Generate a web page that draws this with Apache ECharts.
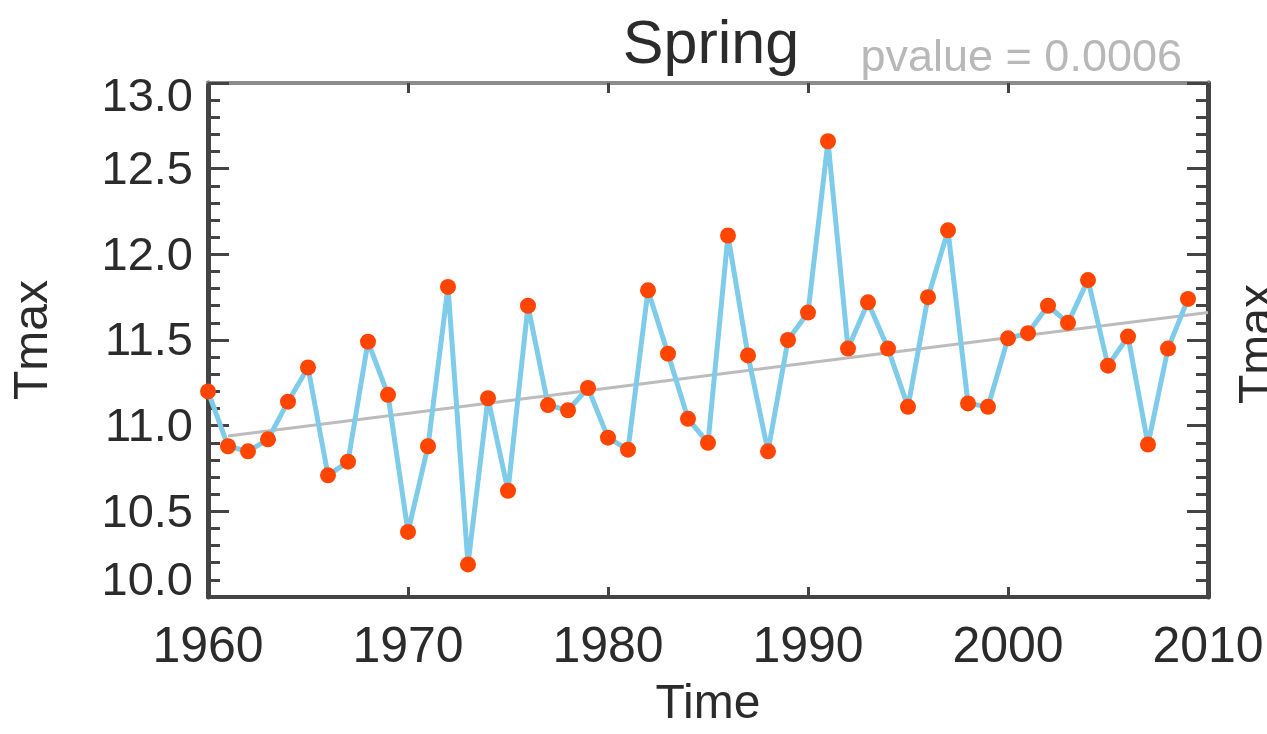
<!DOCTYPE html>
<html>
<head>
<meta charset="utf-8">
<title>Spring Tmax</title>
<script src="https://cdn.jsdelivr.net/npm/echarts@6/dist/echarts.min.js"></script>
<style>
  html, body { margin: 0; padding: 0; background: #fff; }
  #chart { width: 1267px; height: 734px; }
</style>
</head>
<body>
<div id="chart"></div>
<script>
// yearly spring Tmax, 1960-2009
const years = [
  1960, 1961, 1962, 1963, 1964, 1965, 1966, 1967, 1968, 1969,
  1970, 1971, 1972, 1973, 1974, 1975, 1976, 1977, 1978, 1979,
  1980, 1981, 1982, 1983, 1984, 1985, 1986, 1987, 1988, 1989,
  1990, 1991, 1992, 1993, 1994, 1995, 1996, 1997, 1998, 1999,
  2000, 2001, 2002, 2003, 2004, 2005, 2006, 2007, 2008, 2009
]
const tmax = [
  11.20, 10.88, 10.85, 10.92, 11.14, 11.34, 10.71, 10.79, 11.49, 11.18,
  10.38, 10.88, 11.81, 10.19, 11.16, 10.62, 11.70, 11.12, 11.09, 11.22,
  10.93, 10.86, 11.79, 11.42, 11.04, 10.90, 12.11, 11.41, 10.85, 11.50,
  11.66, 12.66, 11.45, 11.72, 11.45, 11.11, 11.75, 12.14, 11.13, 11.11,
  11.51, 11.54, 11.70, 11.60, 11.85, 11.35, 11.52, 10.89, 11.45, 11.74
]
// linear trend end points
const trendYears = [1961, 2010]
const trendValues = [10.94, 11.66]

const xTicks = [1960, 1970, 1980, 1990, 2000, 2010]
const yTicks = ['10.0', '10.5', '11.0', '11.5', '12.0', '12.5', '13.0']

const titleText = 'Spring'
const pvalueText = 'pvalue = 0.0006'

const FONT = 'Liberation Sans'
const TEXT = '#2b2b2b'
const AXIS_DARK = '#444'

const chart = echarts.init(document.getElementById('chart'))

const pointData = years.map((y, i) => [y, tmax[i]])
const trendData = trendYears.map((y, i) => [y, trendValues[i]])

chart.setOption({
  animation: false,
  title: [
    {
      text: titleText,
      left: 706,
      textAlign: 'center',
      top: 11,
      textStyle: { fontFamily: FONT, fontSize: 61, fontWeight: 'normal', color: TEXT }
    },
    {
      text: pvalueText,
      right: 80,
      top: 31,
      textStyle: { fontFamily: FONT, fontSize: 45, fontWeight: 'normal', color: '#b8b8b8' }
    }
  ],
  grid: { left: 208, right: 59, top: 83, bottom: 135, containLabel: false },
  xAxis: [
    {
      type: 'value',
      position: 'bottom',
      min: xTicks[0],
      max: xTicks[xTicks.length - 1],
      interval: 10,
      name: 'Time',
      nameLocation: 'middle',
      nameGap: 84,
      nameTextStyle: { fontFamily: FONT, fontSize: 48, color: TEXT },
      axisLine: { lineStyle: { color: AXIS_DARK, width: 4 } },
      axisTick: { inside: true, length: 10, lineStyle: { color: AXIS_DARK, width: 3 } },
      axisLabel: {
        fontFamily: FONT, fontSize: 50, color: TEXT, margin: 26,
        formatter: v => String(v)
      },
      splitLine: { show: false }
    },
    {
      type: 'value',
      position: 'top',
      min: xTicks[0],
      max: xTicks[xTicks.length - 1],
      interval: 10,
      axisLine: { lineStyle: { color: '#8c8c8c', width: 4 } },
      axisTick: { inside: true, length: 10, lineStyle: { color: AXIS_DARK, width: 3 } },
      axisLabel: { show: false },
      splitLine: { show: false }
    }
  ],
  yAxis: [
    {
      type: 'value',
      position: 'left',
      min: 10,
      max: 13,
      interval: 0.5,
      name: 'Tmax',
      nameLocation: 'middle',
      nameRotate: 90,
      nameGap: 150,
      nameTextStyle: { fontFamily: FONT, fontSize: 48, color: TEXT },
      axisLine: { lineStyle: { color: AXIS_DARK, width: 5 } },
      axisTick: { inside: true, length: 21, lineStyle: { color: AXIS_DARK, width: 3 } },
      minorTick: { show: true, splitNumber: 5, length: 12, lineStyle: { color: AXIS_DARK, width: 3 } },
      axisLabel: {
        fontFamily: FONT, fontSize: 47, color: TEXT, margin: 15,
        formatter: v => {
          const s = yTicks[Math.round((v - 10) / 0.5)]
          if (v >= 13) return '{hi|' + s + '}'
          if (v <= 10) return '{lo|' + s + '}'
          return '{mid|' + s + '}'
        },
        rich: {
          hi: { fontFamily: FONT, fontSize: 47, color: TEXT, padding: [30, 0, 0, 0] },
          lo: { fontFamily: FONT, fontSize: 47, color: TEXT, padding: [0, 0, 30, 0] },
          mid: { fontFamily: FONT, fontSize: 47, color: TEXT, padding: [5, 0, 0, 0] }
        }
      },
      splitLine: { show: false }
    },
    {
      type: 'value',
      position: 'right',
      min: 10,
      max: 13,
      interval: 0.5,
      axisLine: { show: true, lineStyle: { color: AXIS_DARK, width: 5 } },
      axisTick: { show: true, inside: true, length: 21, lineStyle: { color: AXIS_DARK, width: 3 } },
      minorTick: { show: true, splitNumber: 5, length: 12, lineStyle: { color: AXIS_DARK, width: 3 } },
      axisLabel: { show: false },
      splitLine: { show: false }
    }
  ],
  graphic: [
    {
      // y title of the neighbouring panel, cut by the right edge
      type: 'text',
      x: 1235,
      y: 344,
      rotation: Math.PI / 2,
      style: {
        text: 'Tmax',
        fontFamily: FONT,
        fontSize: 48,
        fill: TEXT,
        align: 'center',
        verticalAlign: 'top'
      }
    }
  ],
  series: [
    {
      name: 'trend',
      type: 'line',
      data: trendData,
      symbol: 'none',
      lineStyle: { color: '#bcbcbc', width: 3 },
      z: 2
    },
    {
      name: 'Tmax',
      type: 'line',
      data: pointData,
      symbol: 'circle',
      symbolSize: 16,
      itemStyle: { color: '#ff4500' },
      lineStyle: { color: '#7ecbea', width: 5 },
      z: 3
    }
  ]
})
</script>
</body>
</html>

• • •

== THE TASK ==
Every line of the data should be copied as it stands, without the images.

== CORRECT OUTPUT ==
Generate a web page that draws this with Apache ECharts.
<!DOCTYPE html>
<html>
<head>
<meta charset="utf-8">
<title>Spring Tmax</title>
<script src="https://cdn.jsdelivr.net/npm/echarts@6/dist/echarts.min.js"></script>
<style>
  html, body { margin: 0; padding: 0; background: #fff; }
  #chart { width: 1267px; height: 734px; }
</style>
</head>
<body>
<div id="chart"></div>
<script>
// yearly spring Tmax, 1960-2009
const years = [
  1960, 1961, 1962, 1963, 1964, 1965, 1966, 1967, 1968, 1969,
  1970, 1971, 1972, 1973, 1974, 1975, 1976, 1977, 1978, 1979,
  1980, 1981, 1982, 1983, 1984, 1985, 1986, 1987, 1988, 1989,
  1990, 1991, 1992, 1993, 1994, 1995, 1996, 1997, 1998, 1999,
  2000, 2001, 2002, 2003, 2004, 2005, 2006, 2007, 2008, 2009
]
const tmax = [
  11.20, 10.88, 10.85, 10.92, 11.14, 11.34, 10.71, 10.79, 11.49, 11.18,
  10.38, 10.88, 11.81, 10.19, 11.16, 10.62, 11.70, 11.12, 11.09, 11.22,
  10.93, 10.86, 11.79, 11.42, 11.04, 10.90, 12.11, 11.41, 10.85, 11.50,
  11.66, 12.66, 11.45, 11.72, 11.45, 11.11, 11.75, 12.14, 11.13, 11.11,
  11.51, 11.54, 11.70, 11.60, 11.85, 11.35, 11.52, 10.89, 11.45, 11.74
]
// linear trend end points
const trendYears = [1961, 2010]
const trendValues = [10.94, 11.66]

const xTicks = [1960, 1970, 1980, 1990, 2000, 2010]
const yTicks = ['10.0', '10.5', '11.0', '11.5', '12.0', '12.5', '13.0']

const titleText = 'Spring'
const pvalueText = 'pvalue = 0.0006'

const FONT = 'Liberation Sans'
const TEXT = '#2b2b2b'
const AXIS_DARK = '#444'

const chart = echarts.init(document.getElementById('chart'))

const pointData = years.map((y, i) => [y, tmax[i]])
const trendData = trendYears.map((y, i) => [y, trendValues[i]])

chart.setOption({
  animation: false,
  title: [
    {
      text: titleText,
      left: 706,
      textAlign: 'center',
      top: 11,
      textStyle: { fontFamily: FONT, fontSize: 61, fontWeight: 'normal', color: TEXT }
    },
    {
      text: pvalueText,
      right: 80,
      top: 31,
      textStyle: { fontFamily: FONT, fontSize: 45, fontWeight: 'normal', color: '#b8b8b8' }
    }
  ],
  grid: { left: 208, right: 59, top: 83, bottom: 135, containLabel: false },
  xAxis: [
    {
      type: 'value',
      position: 'bottom',
      min: xTicks[0],
      max: xTicks[xTicks.length - 1],
      interval: 10,
      name: 'Time',
      nameLocation: 'middle',
      nameGap: 84,
      nameTextStyle: { fontFamily: FONT, fontSize: 48, color: TEXT },
      axisLine: { lineStyle: { color: AXIS_DARK, width: 4 } },
      axisTick: { inside: true, length: 10, lineStyle: { color: AXIS_DARK, width: 3 } },
      axisLabel: {
        fontFamily: FONT, fontSize: 50, color: TEXT, margin: 26,
        formatter: v => String(v)
      },
      splitLine: { show: false }
    },
    {
      type: 'value',
      position: 'top',
      min: xTicks[0],
      max: xTicks[xTicks.length - 1],
      interval: 10,
      axisLine: { lineStyle: { color: '#8c8c8c', width: 4 } },
      axisTick: { inside: true, length: 10, lineStyle: { color: AXIS_DARK, width: 3 } },
      axisLabel: { show: false },
      splitLine: { show: false }
    }
  ],
  yAxis: [
    {
      type: 'value',
      position: 'left',
      min: 10,
      max: 13,
      interval: 0.5,
      name: 'Tmax',
      nameLocation: 'middle',
      nameRotate: 90,
      nameGap: 150,
      nameTextStyle: { fontFamily: FONT, fontSize: 48, color: TEXT },
      axisLine: { lineStyle: { color: AXIS_DARK, width: 5 } },
      axisTick: { inside: true, length: 21, lineStyle: { color: AXIS_DARK, width: 3 } },
      minorTick: { show: true, splitNumber: 5, length: 12, lineStyle: { color: AXIS_DARK, width: 3 } },
      axisLabel: {
        fontFamily: FONT, fontSize: 47, color: TEXT, margin: 15,
        formatter: v => {
          const s = yTicks[Math.round((v - 10) / 0.5)]
          if (v >= 13) return '{hi|' + s + '}'
          if (v <= 10) return '{lo|' + s + '}'
          return '{mid|' + s + '}'
        },
        rich: {
          hi: { fontFamily: FONT, fontSize: 47, color: TEXT, padding: [30, 0, 0, 0] },
          lo: { fontFamily: FONT, fontSize: 47, color: TEXT, padding: [0, 0, 30, 0] },
          mid: { fontFamily: FONT, fontSize: 47, color: TEXT, padding: [5, 0, 0, 0] }
        }
      },
      splitLine: { show: false }
    },
    {
      type: 'value',
      position: 'right',
      min: 10,
      max: 13,
      interval: 0.5,
      axisLine: { show: true, lineStyle: { color: AXIS_DARK, width: 5 } },
      axisTick: { show: true, inside: true, length: 21, lineStyle: { color: AXIS_DARK, width: 3 } },
      minorTick: { show: true, splitNumber: 5, length: 12, lineStyle: { color: AXIS_DARK, width: 3 } },
      axisLabel: { show: false },
      splitLine: { show: false }
    }
  ],
  graphic: [
    {
      // y title of the neighbouring panel, cut by the right edge
      type: 'text',
      x: 1235,
      y: 344,
      rotation: Math.PI / 2,
      style: {
        text: 'Tmax',
        fontFamily: FONT,
        fontSize: 48,
        fill: TEXT,
        align: 'center',
        verticalAlign: 'top'
      }
    }
  ],
  series: [
    {
      name: 'trend',
      type: 'line',
      data: trendData,
      symbol: 'none',
      lineStyle: { color: '#bcbcbc', width: 3 },
      z: 2
    },
    {
      name: 'Tmax',
      type: 'line',
      data: pointData,
      symbol: 'circle',
      symbolSize: 16,
      itemStyle: { color: '#ff4500' },
      lineStyle: { color: '#7ecbea', width: 5 },
      z: 3
    }
  ]
})
</script>
</body>
</html>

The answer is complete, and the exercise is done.